We’ve all done it, had it done to us or have seen it in action – “Red Ball Syndrome”.
The first place we see this in action is where you would anticipate this, the playground as a child. You’re playing about, minding your own business and see a red ball (can be any color but in this analogy it’s red) sitting in the middle of the playground, no one is playing with it, no one is near it, so you go over to start playing with it. This is where RBS takes action, not within you, but the other kid that’s now coming your way. They have that glare in their eye, like you’ve done something wrong, they’re mad at you it seems and you don’t even know why. Before this kid even reaches you they are yelling “That’s MY ball!”…. You are confused, their name isn’t on it, they weren’t playing with it, they weren’t even the one to bring it outside… Yet it’s “their” ball? Ok… So you question them on this and their response – “Well I wasn’t playing with it now but I was GOING to.” Like you should have known or something.
The next place we see RBS and continually see it for a majority of our adult lives is – you guessed it – THE DATING WORLD! (Cue doom and gloom music).
High school is where we see RBS happen once again, how we begin to handle this now is much more different than we did as a child, because why? Because that “red ball” is now your crush, your desire, your want!

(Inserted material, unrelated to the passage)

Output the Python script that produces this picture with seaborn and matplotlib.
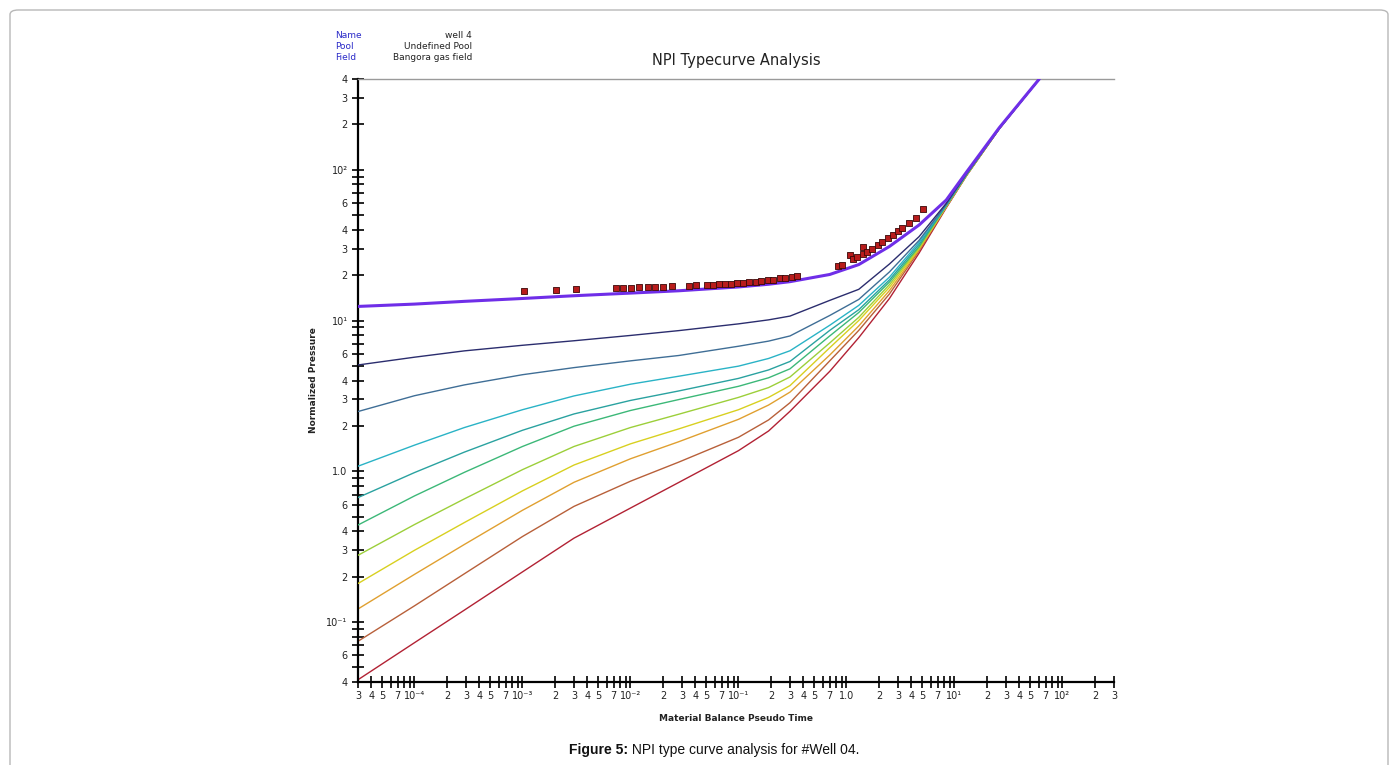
import matplotlib
matplotlib.use("Agg")
import matplotlib.pyplot as plt
import seaborn as sns
import numpy as np
import pandas as pd
from matplotlib.patches import FancyBboxPatch
from matplotlib.ticker import FixedLocator, FixedFormatter, NullLocator

# ---------------- data ----------------
TIME = [3e-5, 1e-4, 2.9e-4, 1e-3, 3.0e-3, 1e-2, 2.8e-2, 0.1, 0.19, 0.3, 0.7, 1.3, 2.5, 4.7, 8.4, 13, 26, 61]

C1 = [12.4, 12.85, 13.4, 14.0, 14.6, 15.2, 15.75, 16.7, 17.4, 18.1, 20.2, 23.5, 31, 43, 63, 97, 190, 400]
C2 = [5.07, 5.71, 6.29, 6.85, 7.34, 7.96, 8.57, 9.5, 10.1, 10.7, 13.6, 16.1, 23.7, 36, 60, 95, 189, 400]
C3 = [2.49, 3.17, 3.74, 4.37, 4.87, 5.40, 5.86, 6.75, 7.3, 7.9, 10.8, 13.8, 21, 34, 59, 94, 188, 400]
C4 = [1.08, 1.49, 1.95, 2.56, 3.16, 3.78, 4.27, 4.98, 5.6, 6.3, 9.3, 12.6, 19.4, 33, 58.5, 94, 188, 400]
C5 = [0.669, 0.98, 1.34, 1.87, 2.40, 2.95, 3.41, 4.13, 4.7, 5.35, 8.6, 11.8, 18.6, 32, 58, 94, 188, 400]
C6 = [0.44, 0.686, 0.984, 1.46, 1.99, 2.53, 2.99, 3.66, 4.17, 4.78, 7.9, 11.3, 18, 31, 58, 93, 188, 400]
C7 = [0.277, 0.443, 0.656, 1.025, 1.46, 1.95, 2.39, 3.09, 3.59, 4.22, 7.1, 10.5, 17.3, 30.5, 57.5, 93, 188, 400]
C8 = [0.18, 0.299, 0.457, 0.741, 1.10, 1.52, 1.91, 2.56, 3.09, 3.7, 6.6, 10.0, 16.6, 30, 57, 93, 188, 400]
C9 = [0.122, 0.207, 0.327, 0.551, 0.845, 1.21, 1.57, 2.21, 2.75, 3.35, 5.9, 9.2, 15.8, 29.5, 57, 92, 187, 400]
C10 = [0.0745, 0.128, 0.209, 0.369, 0.585, 0.859, 1.15, 1.68, 2.19, 2.85, 5.4, 8.6, 15, 29, 56.5, 92, 187, 400]
C11 = [0.0414, 0.0729, 0.120, 0.215, 0.36, 0.57, 0.843, 1.37, 1.85, 2.5, 4.6, 7.7, 14, 28, 56, 92, 187, 400]

CURVES = [C1, C2, C3, C4, C5, C6, C7, C8, C9, C10, C11]
COLORS = ["#6f2ee8", "#2b2d6e", "#3f6e96", "#2ab3c6", "#2aa2a0", "#3cb878",
          "#9ccf3a", "#d8d020", "#e0a030", "#b8603a", "#b22234"]

MB_TIME = [1.04e-3, 2.06e-3, 3.16e-3, 7.41e-3, 8.61e-3, 1.02e-2, 1.21e-2, 1.44e-2,
           1.70e-2, 2.02e-2, 2.40e-2, 3.52e-2, 4.08e-2, 5.16e-2, 5.87e-2, 6.67e-2,
           7.58e-2, 8.61e-2, 9.79e-2, 0.111, 0.126, 0.144, 0.163, 0.186, 0.211,
           0.240, 0.272, 0.310, 0.352,
           0.826, 0.918, 1.07, 1.14, 1.26, 1.41, 1.41, 1.56, 1.74, 1.94, 2.15,
           2.40, 2.67, 2.97, 3.30, 3.83, 4.45, 5.06]
MB_PRESS = [15.7, 15.9, 16.1, 16.4, 16.4, 16.4, 16.7, 16.7,
            16.7, 16.7, 16.9, 16.9, 17.2, 17.2, 17.2, 17.4,
            17.4, 17.4, 17.7, 17.7, 18.0, 18.0, 18.3, 18.5, 18.5,
            19.1, 19.1, 19.4, 19.7,
            23.0, 23.4, 27.3, 25.7, 26.5, 30.9, 27.7, 28.6, 30.0, 31.9, 33.4,
            35.0, 37.2, 39.0, 40.8, 44.1, 47.6, 54.7]

X_TICKS = [3e-5, 4e-5, 5e-5, 6e-5, 7e-5, 8e-5, 9e-5,
           1e-4, 2e-4, 3e-4, 4e-4, 5e-4, 6e-4, 7e-4, 8e-4, 9e-4,
           1e-3, 2e-3, 3e-3, 4e-3, 5e-3, 6e-3, 7e-3, 8e-3, 9e-3,
           1e-2, 2e-2, 3e-2, 4e-2, 5e-2, 6e-2, 7e-2, 8e-2, 9e-2,
           1e-1, 0.2, 0.3, 0.4, 0.5, 0.6, 0.7, 0.8, 0.9,
           1.0, 2, 3, 4, 5, 6, 7, 8, 9,
           10, 20, 30, 40, 50, 60, 70, 80, 90,
           100, 200, 300]
X_LABELS = ["3", "4", "5", "", "7", "", "",
            "10⁻⁴", "2", "3", "4", "5", "", "7", "", "",
            "10⁻³", "2", "3", "4", "5", "", "7", "", "",
            "10⁻²", "2", "3", "4", "5", "", "7", "", "",
            "10⁻¹", "2", "3", "4", "5", "", "7", "", "",
            "1.0", "2", "3", "4", "5", "", "7", "", "",
            "10¹", "2", "3", "4", "5", "", "7", "", "",
            "10²", "2", "3"]

Y_TICKS = [4e-2, 5e-2, 6e-2, 7e-2, 8e-2, 9e-2,
           0.1, 0.2, 0.3, 0.4, 0.5, 0.6, 0.7, 0.8, 0.9,
           1.0, 2, 3, 4, 5, 6, 7, 8, 9,
           10, 20, 30, 40, 50, 60, 70, 80, 90,
           100, 200, 300, 400]
Y_LABELS = ["4", "", "6", "", "", "",
            "10⁻¹", "2", "3", "4", "", "6", "", "", "",
            "1.0", "2", "3", "4", "", "6", "", "", "",
            "10¹", "2", "3", "4", "", "6", "", "", "",
            "10²", "2", "3", "4"]

TITLE = "NPI Typecurve Analysis"
XLABEL = "Material Balance Pseudo Time"
YLABEL = "Normalized Pressure"
INFO_KEYS = ["Name", "Pool", "Field"]
INFO_VALS = ["well 4", "Undefined Pool", "Bangora gas field"]
CAPTION_BOLD = "Figure 5:"
CAPTION_REST = " NPI type curve analysis for #Well 04."

# ---------------- figure ----------------
sns.set_theme(style="white")
plt.rcParams["font.family"] = ["DejaVu Sans"]

W, H = 1398, 765
fig = plt.figure(figsize=(W / 100, H / 100), dpi=100)
fig.patch.set_facecolor("white")

# outer frame (bottom edge lies below the image)
frame = FancyBboxPatch((10 / W, -30 / H), (W - 20) / W, (H + 20) / H,
                       boxstyle="round,pad=0,rounding_size=0.006",
                       transform=fig.transFigure, fill=False,
                       edgecolor="#b8b8b8", linewidth=1.0)
fig.patches.append(frame)

left, right, top, bottom = 358, 1114, 79, 682
ax = fig.add_axes([left / W, 1 - bottom / H, (right - left) / W, (bottom - top) / H])
ax.set_facecolor("white")

for i, (vals, col) in enumerate(zip(CURVES, COLORS)):
    df = pd.DataFrame({"t": TIME, "p": vals})
    sns.lineplot(data=df, x="t", y="p", ax=ax, color=col,
                 linewidth=2.2 if i == 0 else 1.0, zorder=12 if i == 0 else 10 - i,
                 sort=False, estimator=None)

mb = pd.DataFrame({"t": MB_TIME, "p": MB_PRESS})
sns.scatterplot(data=mb, x="t", y="p", ax=ax, marker="s", s=20,
                color="#b81c1c", edgecolor="#3a0808", linewidth=0.6, zorder=15)

ax.set_xscale("log")
ax.set_yscale("log")
ax.set_xlim(3e-5, 3e2)
ax.set_ylim(4e-2, 4e2)

ax.xaxis.set_major_locator(FixedLocator(X_TICKS))
ax.xaxis.set_major_formatter(FixedFormatter(X_LABELS))
ax.xaxis.set_minor_locator(NullLocator())
ax.yaxis.set_major_locator(FixedLocator(Y_TICKS))
ax.yaxis.set_major_formatter(FixedFormatter(Y_LABELS))
ax.yaxis.set_minor_locator(NullLocator())

ax.tick_params(axis="both", which="major", direction="inout", length=9, width=1.2,
               color="black", labelsize=7, labelcolor="#222222", pad=3,
               bottom=True, left=True, top=False, right=False)
ax.tick_params(axis="x", pad=2)

for s in ["left", "bottom"]:
    ax.spines[s].set_color("black")
    ax.spines[s].set_linewidth(1.6)
ax.spines["right"].set_visible(False)
ax.spines["top"].set_color("#9a9a9a")
ax.spines["top"].set_linewidth(1.0)

ax.set_xlabel(XLABEL, fontsize=6.5, fontweight="bold", color="#222222", labelpad=9)
ax.set_ylabel(YLABEL, fontsize=6.5, fontweight="bold", color="#222222", labelpad=6)
ax.set_title(TITLE, fontsize=10.5, color="#222222", pad=10)

# info block
for k, (key, val) in enumerate(zip(INFO_KEYS, INFO_VALS)):
    yy = 1 - (36 + 10.5 * k) / H
    fig.text(335 / W, yy, key, fontsize=6.5, color="#2a2ac8", va="center", ha="left")
    fig.text(472 / W, yy, val, fontsize=6.5, color="#222222", va="center", ha="right")

# caption
fig.text(628 / W, 1 - 750 / H, CAPTION_BOLD, fontsize=10, fontweight="bold",
         ha="right", va="center", family="Liberation Sans", color="#111111")
fig.text(628 / W, 1 - 750 / H, CAPTION_REST, fontsize=10,
         ha="left", va="center", family="Liberation Sans", color="#111111")

fig.savefig("out.png", dpi=100, facecolor="white")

How many times were you in the halls talking with your pals and you FINALLY get the guts to admit to them that you like so-and-so, hoping to be met with “Oh that’s awesome, I’ll see if I can put in a good word, you totally got a shot, go for it!” But instead – RBS kicks in and one of your buddies pipes up “Ya but I have totally had a crush on so-and-so, for like, forever, so ya, don’t go there”… Again, like when we were a child, we are confused. This “friend” never once showed interest in said person, talked to them, hinted at it or anything, yet now suddenly they are interested so you better not be if you want to still be their friend.
The sad part is, as a teen we don’t often question our “friend”. We back down, we tell them to go for it, and watch our dreams with our crush fade into darkness. And this continues on well into our adult years.
The next place we see RBS has a little more fire, a little more spice, a little more JEALOUSY. Anyone who has ever dated someone and had a break up is guilty of this at the very least one time, but that one time can feel like absolute HELL.
So you date someone, whether for a short or long period of time, it doesn’t matter, something happens and the dark clouds roll in on your sunny skies and BOOM it’s over. It doesn’t matter why you broke up, what happened, what the fight was about, RBS will likely come to surface. You are amicable after the break up, maybe still even chat and hang out or whatnot… Then… It happens… They start dating someone new. (Cue doom and gloom music) RBS is back once again. Did you want to get back together with them? God no, hell no… Well… Maybe? Who knows? But now, you don’t even have that option. You are overcome with jealous, you are feeling territorial, you now feel the loss of this person…. Yet this person could very well be just like that red ball sitting in the playground that no one wanted to play with… Except you were that kid that ACTUALLY did leave that ball there, thinking you were done with it, but when you see some other kid enjoying it, you get upset and want it back. Sure your ex is with someone new, the “someone new” is now enjoying them, you miss when you enjoyed them, but do you really want your ex back? Really? If the answer is yes, this is your wake up call. If the answer is no, then you know it’s time to move on.
The lesson in all of this is that we need to be sure that we listen to our hearts, our gut instincts on things when it comes to dating and relationships. We, as adults, must do our damnedest to no longer allow RBS to rule or dictate our lives.